Principles to keep in mind when designing software.

by Jack Seay

Feb. 28, 2005

1. Cause and effect. People have motives, needs, desires; these affect and are affected by people, things, businesses, government, entertainment, education, news media, scarcities, overproduction, distribution chains, advertizing. How does overcomplexity in programs and languages make them unusable by generalists? Sometimes, lack of consistency and logical relationship is the problem, not overcomplexity.

2. Flow of work and money. Work produces goods and services, which are bought with money, which is used to buy other goods and services produced by work.

3. Values: truth, love, and beauty. A whole book could be written on this.

4. What people want: security (not losing what you value), enjoyment, useful information.

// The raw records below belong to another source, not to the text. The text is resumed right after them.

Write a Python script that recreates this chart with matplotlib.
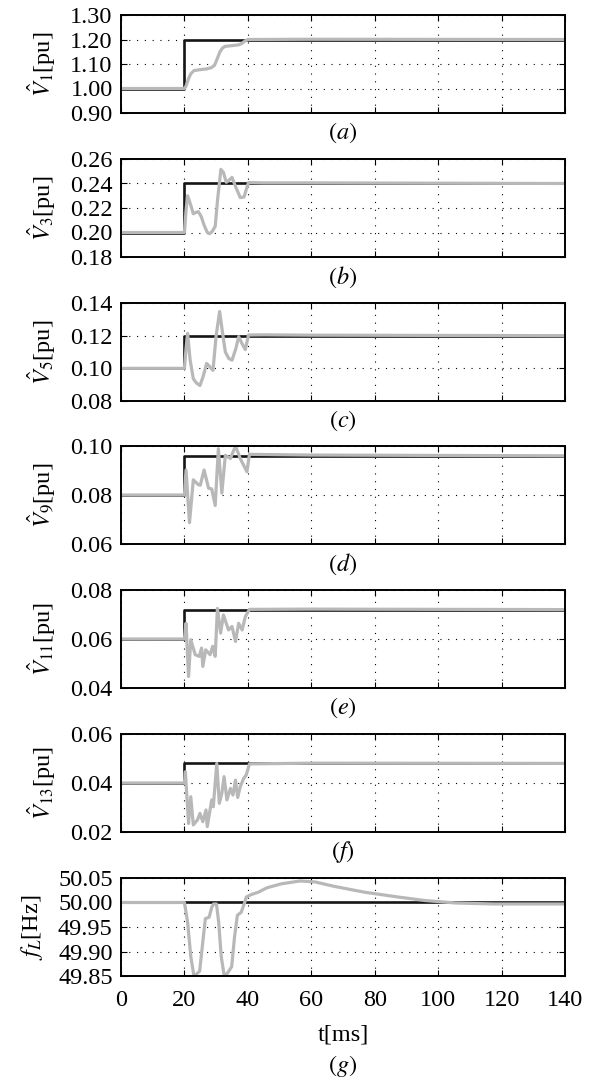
import numpy as np
import matplotlib
matplotlib.use("Agg")
import matplotlib.pyplot as plt

plt.rcParams['font.family'] = ['Liberation Serif', 'DejaVu Serif']
plt.rcParams['mathtext.fontset'] = 'stix'

# reference steps (black)
t_ref = [0, 20, 20, 140]
ref_base = [1.00, 0.20, 0.10, 0.08, 0.06, 0.04]
ref_step = [1.20, 0.24, 0.12, 0.096, 0.072, 0.048]

t_a = [0, 20, 20.5, 21.3, 22, 23, 25, 27, 28.5, 29.5, 30.3, 31.2, 32, 32.8, 35, 37, 38, 39, 40, 60, 140]
v_a = [1.0, 1.0, 1.01, 1.04, 1.06, 1.073, 1.077, 1.08, 1.085, 1.095, 1.12, 1.15, 1.165, 1.172, 1.175, 1.178, 1.183, 1.193, 1.2, 1.201, 1.2]

t_b = [0, 20, 20.5, 21, 21.8, 22.8, 23.7, 24.4, 25.3, 26.2, 27.2, 27.9, 28.8, 29.7, 30.5, 31.5, 32.3, 33.2, 34.2, 35, 36.2, 37.6, 38.8, 39.6, 40.2, 45, 60, 140]
v_b = [0.20, 0.20, 0.218, 0.230, 0.224, 0.2153, 0.2165, 0.217, 0.213, 0.206, 0.200, 0.199, 0.201, 0.205, 0.228, 0.2515, 0.249, 0.241, 0.243, 0.245, 0.237, 0.2285, 0.2290, 0.236, 0.2408, 0.2405, 0.2405, 0.240]

t_c = [0, 20, 20.5, 21, 21.8, 22.8, 23.8, 24.9, 25.9, 27.0, 28.0, 29.0, 30.0, 31.1, 32.0, 32.9, 34.0, 35, 36.2, 37.1, 38.2, 39.2, 40.2, 45, 60, 140]
v_c = [0.10, 0.10, 0.112, 0.1214, 0.105, 0.0936, 0.091, 0.0895, 0.095, 0.103, 0.101, 0.0988, 0.120, 0.1348, 0.122, 0.110, 0.106, 0.105, 0.112, 0.1194, 0.115, 0.1115, 0.1204, 0.1205, 0.1203, 0.120]

t_d = [0, 20, 20.5, 21.6, 22.8, 24.4, 25.0, 26.2, 27.6, 28.6, 29.7, 30.7, 31.8, 32.9, 34.5, 36.1, 37.6, 39.7, 40.5, 60, 140]
v_d = [0.08, 0.08, 0.0902, 0.0687, 0.0862, 0.0842, 0.0840, 0.0902, 0.0828, 0.0825, 0.0757, 0.0989, 0.0808, 0.0962, 0.0949, 0.100, 0.0949, 0.0895, 0.0966, 0.0963, 0.096]

t_e = [0, 20, 20.5, 21.3, 22.0, 23.4, 24.7, 25.4, 25.8, 26.7, 28.1, 28.9, 29.7, 30.4, 31.4, 32.3, 33.9, 35.0, 36.1, 37.1, 38.2, 39.2, 40.5, 60, 140]
v_e = [0.06, 0.06, 0.0664, 0.0447, 0.0597, 0.0536, 0.0529, 0.0563, 0.0488, 0.0556, 0.0536, 0.057, 0.0529, 0.0725, 0.0624, 0.0698, 0.0637, 0.0651, 0.059, 0.0664, 0.0637, 0.0691, 0.0721, 0.0722, 0.072]

t_f = [0, 20, 20.3, 21.3, 22.0, 22.8, 24.1, 24.9, 25.8, 26.8, 27.2, 28.6, 29.1, 30.2, 31.0, 31.8, 32.5, 33.4, 34.5, 35.3, 36.1, 36.8, 37.6, 38.7, 39.5, 40.5, 60, 140]
v_f = [0.04, 0.04, 0.0446, 0.0235, 0.0344, 0.0229, 0.0249, 0.0276, 0.0242, 0.029, 0.0222, 0.0331, 0.0303, 0.048, 0.0317, 0.0358, 0.0426, 0.0331, 0.0378, 0.0351, 0.0412, 0.0341, 0.0385, 0.0419, 0.0433, 0.0478, 0.0481, 0.048]

t_g = [0, 20, 21, 22, 23, 24, 24.8, 25.8, 26.6, 27.8, 28.6, 29.2, 30.1, 30.8, 31.6, 32.5, 33.5, 34.9, 35.8, 36.7, 37.9, 39.0, 39.5, 41, 43.3, 46, 50.5, 56.5, 61.2, 67.2, 76.8, 87.6, 95.9, 105.5, 117.5, 140]
v_g = [50.0, 50.0, 49.96, 49.89, 49.85, 49.855, 49.86, 49.92, 49.967, 49.97, 49.99, 49.997, 49.997, 49.96, 49.89, 49.852, 49.855, 49.869, 49.93, 49.974, 49.98, 50.0, 50.011, 50.016, 50.021, 50.03, 50.038, 50.044, 50.042, 50.033, 50.021, 50.011, 50.004, 49.999, 49.997, 49.997]

gray_t = [t_a, t_b, t_c, t_d, t_e, t_f]
gray_v = [v_a, v_b, v_c, v_d, v_e, v_f]

ylabels = [r'$\hat{V}_1$[pu]', r'$\hat{V}_3$[pu]', r'$\hat{V}_5$[pu]', r'$\hat{V}_9$[pu]',
           r'$\hat{V}_{11}$[pu]', r'$\hat{V}_{13}$[pu]', r'$f_L$[Hz]']
letters = ['a', 'b', 'c', 'd', 'e', 'f', 'g']
yticks = [[0.90, 1.00, 1.10, 1.20, 1.30],
          [0.18, 0.20, 0.22, 0.24, 0.26],
          [0.08, 0.10, 0.12, 0.14],
          [0.06, 0.08, 0.10],
          [0.04, 0.06, 0.08],
          [0.02, 0.04, 0.06],
          [49.85, 49.90, 49.95, 50.00, 50.05]]
xticks = [0, 20, 40, 60, 80, 100, 120, 140]

fig = plt.figure(figsize=(5.97, 10.8), dpi=100)
left, width, height = 121 / 597, 444 / 597, 98 / 1080
tops = [15, 159, 303, 446, 590, 734, 878]

black = '#151515'
gray = '#b8b8b8'
fs = 17.5

for i in range(7):
    ax = fig.add_axes([left, 1 - (tops[i] + 98) / 1080, width, height])
    if i < 6:
        ax.plot(t_ref, [ref_base[i], ref_base[i], ref_step[i], ref_step[i]], color=black, lw=1.9)
        ax.plot(gray_t[i], gray_v[i], color=gray, lw=2.3, solid_joinstyle='round')
    else:
        ax.plot([0, 140], [50.0, 50.0], color=black, lw=1.9)
        ax.plot(t_g, v_g, color=gray, lw=2.3, solid_joinstyle='round')
    ax.set_xlim(0, 140)
    ax.set_ylim(yticks[i][0], yticks[i][-1])
    ax.set_yticks(yticks[i])
    ax.set_yticklabels(['%.2f' % v for v in yticks[i]])
    ax.set_xticks(xticks)
    ax.grid(True, color='black', linestyle=(0, (1, 6)), lw=0.8)
    ax.tick_params(direction='in', top=True, right=True, labelsize=fs, length=4, width=0.8)
    ax.tick_params(axis='y', pad=6)
    ax.tick_params(axis='x', pad=10)
    for s in ax.spines.values():
        s.set_linewidth(1.4)
    ax.set_ylabel(ylabels[i], fontsize=fs, labelpad=9)
    if i < 6:
        ax.set_xticklabels([])
        ax.text(0.5, -0.205, '$(%s)$' % letters[i], transform=ax.transAxes,
                ha='center', va='center', fontsize=fs)
    else:
        ax.set_xticklabels([str(x) for x in xticks])
        ax.set_xlabel('t[ms]', fontsize=fs, labelpad=10)
        ax.text(0.5, -0.92, '$(%s)$' % letters[i], transform=ax.transAxes,
                ha='center', va='center', fontsize=fs)

fig.savefig('out.png', dpi=100)
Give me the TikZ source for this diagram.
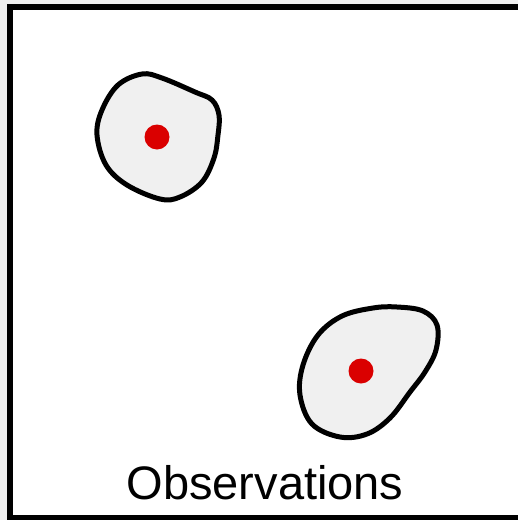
\documentclass[tikz,border=0pt]{standalone}
\usepackage{fontspec}
\setmainfont{Liberation Sans}
\usetikzlibrary{positioning}
\definecolor{obsred}{RGB}{218,0,0}
\begin{document}
\begin{tikzpicture}[
    x=1pt, y=-1pt,
    frame/.style={draw=black, fill=white, line width=6pt},
    blob/.style={draw=black, fill=gray!12, line width=5pt, line join=round},
    dot/.style={circle, fill=obsred, inner sep=0pt, minimum size=25pt},
    obstext/.style={font=\fontsize{47}{56}\selectfont, inner sep=0pt, anchor=base}
]
\useasboundingbox (0,0) rectangle (518,520);
\fill[gray!12] (0,0) rectangle (518,520);
\draw[frame] (10,7) rectangle (523,518);

\draw[blob] plot[smooth cycle, tension=0.6] coordinates {
    (142,74) (162,78) (195,92) (212,100) (219,115) (218,135) (214,158)
    (202,182) (180,197) (160,199) (127,185) (106,165) (97,135) (102,110) (118,85)};
\draw[blob] plot[smooth cycle, tension=0.6] coordinates {
    (373,308) (397,307) (423,311) (437,325) (436,350) (425,372) (410,392)
    (390,418) (367,434) (340,437) (312,424) (300,395) (303,365) (318,335) (342,316)};

\node[dot] (obs1) at (157,137) {};
\node[dot] (obs2) at (361,371) {};

\node[obstext] (title) at (265,499) {Observations};
\end{tikzpicture}
\end{document}
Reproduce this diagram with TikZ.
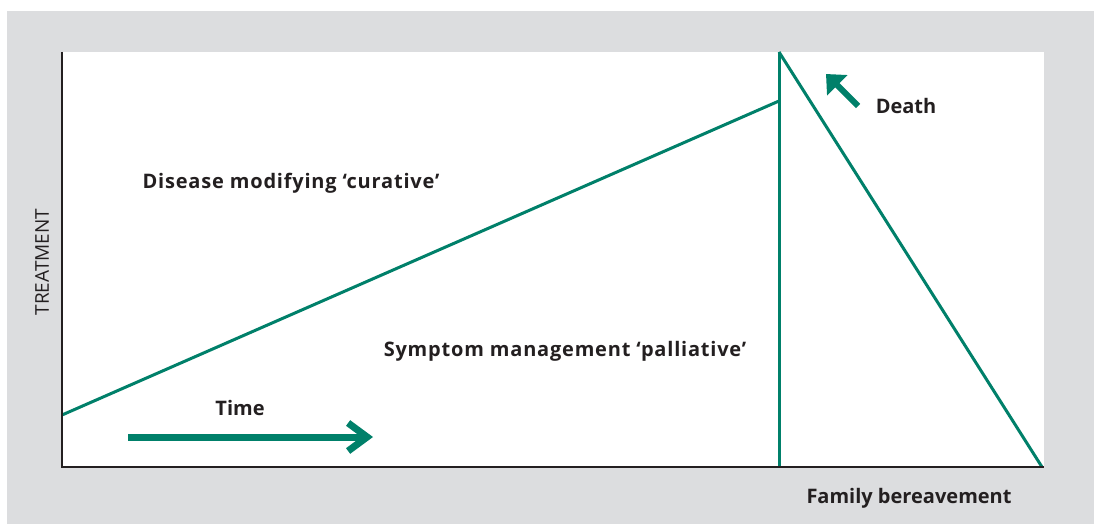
\documentclass[tikz,border=0pt]{standalone}
\usepackage{fontspec}
\setmainfont{Open Sans}
\usetikzlibrary{arrows.meta}
\definecolor{panelgray}{RGB}{220,221,223}
\definecolor{caregreen}{RGB}{0,128,106}
\definecolor{inkdark}{RGB}{35,31,32}
\tikzset{
  axis/.style={draw=inkdark,line width=2.5pt},
  curve/.style={draw=caregreen,line width=3pt},
  label/.style={text=inkdark,font=\bfseries\fontsize{20}{24}\selectfont,inner sep=0pt},
  widelabel/.style={label,font=\bfseries\fontsize{20}{24}\selectfont\addfontfeature{LetterSpace=4}},
  timearrow/.style={draw=caregreen,line width=7pt,-{Straight Barb[length=19pt,width=28pt]}},
  deatharrow/.style={draw=caregreen,line width=6pt,-{Triangle[length=16pt,width=28pt]}}
}
\begin{document}
\begin{tikzpicture}[x=1pt,y=-1pt]
\useasboundingbox (0,0) rectangle (1094,524);
\fill[panelgray] (7,11) rectangle (1094,524);
\fill[white] (62,52) rectangle (1044,467);
% corners of the plot
\coordinate (top) at (62,52);
\coordinate (origin) at (62,467);
\coordinate (right) at (1044,467);
% green lines
\coordinate (start) at (62,415);
\coordinate (peak) at (779,101);
\coordinate (death) at (779,52);
\coordinate (deathfoot) at (779,467);
\coordinate (bereave) at (1042,467);
\draw[curve] (start) -- (peak);
\draw[curve] (death) -- (deathfoot);
\draw[curve] (death) -- (bereave);
\draw[axis] (top) -- (origin) -- (right);
% arrows
\coordinate (tstart) at (128,437);
\coordinate (tend) at (373,437);
\draw[timearrow] (tstart) -- (tend);
\coordinate (dstart) at (858,106);
\coordinate (dend) at (826,74);
\draw[deatharrow] (dstart) -- (dend);
% labels
\node[widelabel] (curative) at (291,183) {Disease modifying ‘curative’};
\node[widelabel] (palliative) at (565,351) {Symptom management ‘palliative’};
\node[label] (time) at (240,408) {Time};
\node[label] (deathlbl) at (906,106) {Death};
\node[label] (family) at (909,498) {Family bereavement};
\node[text=inkdark,font=\fontsize{19}{22}\selectfont,inner sep=0pt,rotate=90] (treatment) at (42,262) {TREATMENT};
\end{tikzpicture}
\end{document}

5. What people don't want: frustration, unnecessary complication, instability.

6. As simple as possible to do the intended jobs. Can all peripherals be connected with only one type connector? (with daisy-chaining and powered) Can all be hot-pluggable with no drivers needed? This includes keyboard, mouse, camera, microphone, hard drive, printer, monitors, network, optical drives, flash RAM, extra CPU's, gloves, goggles.

7. Can all legacy OS's be run emulated as needed, when needed (Mac, Windows, Amiga, Atari, etc.)?

8. If you make a clean start, how secure can the OS, software, and network be made?

9. Can all user interaction be customized?

10. What useful organizing constructs can be devised? (Lifestreams, Xanadu, zigzag, VR) Can these be combined, or operated in parallel?

11. Can all documents be reformatted easily for different types of uses? (printing, various monitors, VR, PDA's, phones, kiosks) This should cover all changing content so all formats show the change automatically.

12. Can the software bring focus to what needs attention automatically, and hide everything extraneous?

13. Can past activity be easily retrieved and searched? Do a search on these words in everthing I have looked at in the past week, for example.